Retype only the lines running from the beginning of the entries below to the line with "215, 215, 215]", both included. Do not include pictures.

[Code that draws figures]
------------------------------------------------------------------------

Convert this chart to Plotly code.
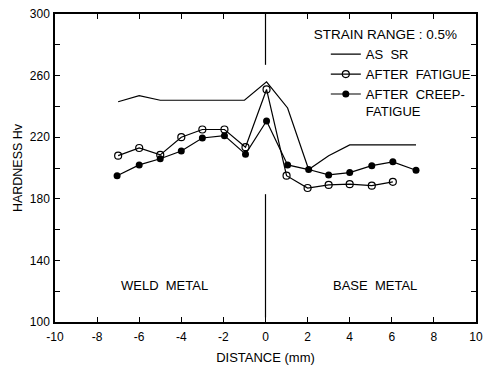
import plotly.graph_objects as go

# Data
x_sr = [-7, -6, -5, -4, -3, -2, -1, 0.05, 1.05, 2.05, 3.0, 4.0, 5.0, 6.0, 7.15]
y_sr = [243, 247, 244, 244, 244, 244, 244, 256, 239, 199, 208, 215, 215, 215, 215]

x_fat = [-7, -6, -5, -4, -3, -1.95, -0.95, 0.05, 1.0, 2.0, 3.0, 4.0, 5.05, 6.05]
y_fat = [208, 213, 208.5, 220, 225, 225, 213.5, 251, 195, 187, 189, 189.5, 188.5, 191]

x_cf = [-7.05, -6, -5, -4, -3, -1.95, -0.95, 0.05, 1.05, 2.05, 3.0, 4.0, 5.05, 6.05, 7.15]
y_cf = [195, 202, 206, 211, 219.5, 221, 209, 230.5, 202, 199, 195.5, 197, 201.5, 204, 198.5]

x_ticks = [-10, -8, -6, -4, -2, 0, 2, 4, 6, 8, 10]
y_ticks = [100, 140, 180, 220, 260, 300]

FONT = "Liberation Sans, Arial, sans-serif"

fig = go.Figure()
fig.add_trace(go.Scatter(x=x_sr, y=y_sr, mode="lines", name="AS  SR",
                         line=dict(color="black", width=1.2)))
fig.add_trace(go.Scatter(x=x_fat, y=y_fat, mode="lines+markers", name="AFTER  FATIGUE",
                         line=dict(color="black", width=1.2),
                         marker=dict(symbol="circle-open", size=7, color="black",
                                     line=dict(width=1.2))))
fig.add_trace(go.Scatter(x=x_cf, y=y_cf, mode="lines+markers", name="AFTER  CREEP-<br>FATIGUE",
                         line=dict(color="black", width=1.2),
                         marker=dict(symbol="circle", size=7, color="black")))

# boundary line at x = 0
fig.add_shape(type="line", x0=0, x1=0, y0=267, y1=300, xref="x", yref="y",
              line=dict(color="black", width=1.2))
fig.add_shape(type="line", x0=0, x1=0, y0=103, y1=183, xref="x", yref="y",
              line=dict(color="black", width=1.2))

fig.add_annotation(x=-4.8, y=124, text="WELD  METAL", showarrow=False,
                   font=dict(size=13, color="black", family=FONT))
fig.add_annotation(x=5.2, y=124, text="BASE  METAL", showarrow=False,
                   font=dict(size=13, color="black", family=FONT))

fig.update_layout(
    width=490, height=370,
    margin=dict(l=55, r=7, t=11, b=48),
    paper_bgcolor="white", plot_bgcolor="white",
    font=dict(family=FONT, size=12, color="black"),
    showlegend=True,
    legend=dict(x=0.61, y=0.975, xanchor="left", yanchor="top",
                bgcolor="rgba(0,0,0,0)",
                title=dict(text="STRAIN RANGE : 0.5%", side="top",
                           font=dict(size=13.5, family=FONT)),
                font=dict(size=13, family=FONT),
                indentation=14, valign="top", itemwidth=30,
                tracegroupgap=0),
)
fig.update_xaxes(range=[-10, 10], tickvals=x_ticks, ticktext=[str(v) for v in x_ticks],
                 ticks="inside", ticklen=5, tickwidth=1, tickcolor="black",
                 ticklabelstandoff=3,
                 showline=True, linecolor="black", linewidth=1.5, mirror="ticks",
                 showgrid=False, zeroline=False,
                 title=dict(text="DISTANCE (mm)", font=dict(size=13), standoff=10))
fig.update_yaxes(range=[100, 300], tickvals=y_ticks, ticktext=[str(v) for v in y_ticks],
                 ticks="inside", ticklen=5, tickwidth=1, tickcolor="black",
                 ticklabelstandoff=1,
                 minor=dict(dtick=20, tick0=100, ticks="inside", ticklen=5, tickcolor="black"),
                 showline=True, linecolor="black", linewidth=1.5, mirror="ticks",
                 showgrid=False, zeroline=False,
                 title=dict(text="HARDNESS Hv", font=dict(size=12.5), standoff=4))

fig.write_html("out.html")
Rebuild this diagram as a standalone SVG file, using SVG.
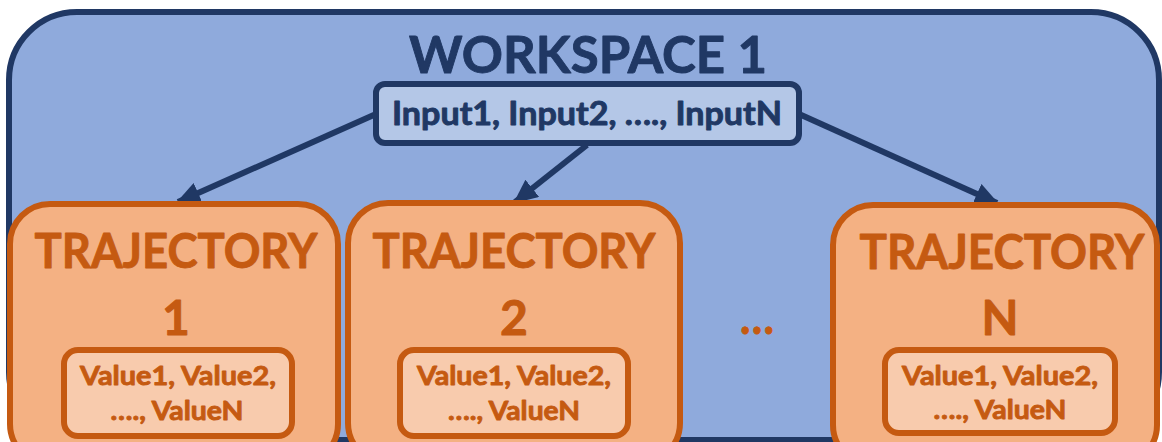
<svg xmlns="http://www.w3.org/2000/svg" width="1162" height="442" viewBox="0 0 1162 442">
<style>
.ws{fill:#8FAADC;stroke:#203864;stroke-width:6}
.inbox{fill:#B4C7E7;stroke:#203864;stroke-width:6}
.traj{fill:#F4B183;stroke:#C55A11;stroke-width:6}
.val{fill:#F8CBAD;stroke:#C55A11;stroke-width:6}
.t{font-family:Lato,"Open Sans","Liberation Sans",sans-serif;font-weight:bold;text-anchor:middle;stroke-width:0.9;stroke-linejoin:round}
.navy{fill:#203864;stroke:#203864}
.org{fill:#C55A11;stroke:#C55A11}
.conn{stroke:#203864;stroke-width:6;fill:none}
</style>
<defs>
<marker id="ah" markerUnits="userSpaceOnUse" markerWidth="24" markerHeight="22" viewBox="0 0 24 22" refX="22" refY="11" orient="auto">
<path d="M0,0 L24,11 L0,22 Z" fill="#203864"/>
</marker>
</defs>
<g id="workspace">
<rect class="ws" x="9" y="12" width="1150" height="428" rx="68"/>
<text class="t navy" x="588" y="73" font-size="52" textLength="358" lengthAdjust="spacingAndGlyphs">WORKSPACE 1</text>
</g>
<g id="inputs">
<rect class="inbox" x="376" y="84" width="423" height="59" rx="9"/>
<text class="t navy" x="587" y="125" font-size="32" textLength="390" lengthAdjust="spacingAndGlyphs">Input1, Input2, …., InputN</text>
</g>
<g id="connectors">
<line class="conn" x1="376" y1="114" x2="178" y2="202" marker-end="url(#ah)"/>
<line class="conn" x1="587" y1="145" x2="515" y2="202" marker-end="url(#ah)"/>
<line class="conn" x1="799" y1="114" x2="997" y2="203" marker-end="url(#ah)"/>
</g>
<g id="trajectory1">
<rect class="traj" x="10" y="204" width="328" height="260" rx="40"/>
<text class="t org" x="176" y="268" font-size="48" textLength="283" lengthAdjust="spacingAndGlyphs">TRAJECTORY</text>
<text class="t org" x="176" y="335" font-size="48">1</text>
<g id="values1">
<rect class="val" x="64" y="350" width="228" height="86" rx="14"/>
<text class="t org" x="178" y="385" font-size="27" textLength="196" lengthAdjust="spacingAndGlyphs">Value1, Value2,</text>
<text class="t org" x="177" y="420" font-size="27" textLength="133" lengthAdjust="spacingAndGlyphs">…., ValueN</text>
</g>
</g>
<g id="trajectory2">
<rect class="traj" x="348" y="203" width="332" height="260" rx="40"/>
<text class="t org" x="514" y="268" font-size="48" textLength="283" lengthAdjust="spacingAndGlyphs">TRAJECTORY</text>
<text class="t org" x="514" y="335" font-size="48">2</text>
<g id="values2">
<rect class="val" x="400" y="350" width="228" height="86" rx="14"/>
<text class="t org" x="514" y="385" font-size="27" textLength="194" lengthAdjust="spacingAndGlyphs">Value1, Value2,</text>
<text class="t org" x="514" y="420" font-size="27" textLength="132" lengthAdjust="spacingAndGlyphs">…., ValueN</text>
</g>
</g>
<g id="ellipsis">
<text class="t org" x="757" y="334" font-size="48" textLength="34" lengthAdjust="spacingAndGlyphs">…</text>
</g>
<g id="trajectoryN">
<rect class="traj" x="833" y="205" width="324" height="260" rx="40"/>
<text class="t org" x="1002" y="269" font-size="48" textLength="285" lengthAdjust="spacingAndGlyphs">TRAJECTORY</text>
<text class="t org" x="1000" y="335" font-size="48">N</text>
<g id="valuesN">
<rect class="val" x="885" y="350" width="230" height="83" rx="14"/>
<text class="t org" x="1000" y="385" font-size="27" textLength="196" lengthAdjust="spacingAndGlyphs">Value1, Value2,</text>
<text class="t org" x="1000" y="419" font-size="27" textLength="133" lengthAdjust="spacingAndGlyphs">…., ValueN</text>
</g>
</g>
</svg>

------------------------------------------------------------------------

- Result for this task:
Convert this chart to Plotly code.
import plotly.graph_objects as go

# Data
x_sr = [-7, -6, -5, -4, -3, -2, -1, 0.05, 1.05, 2.05, 3.0, 4.0, 5.0, 6.0, 7.15]
y_sr = [243, 247, 244, 244, 244, 244, 244, 256, 239, 199, 208, 215, 215, 215, 215]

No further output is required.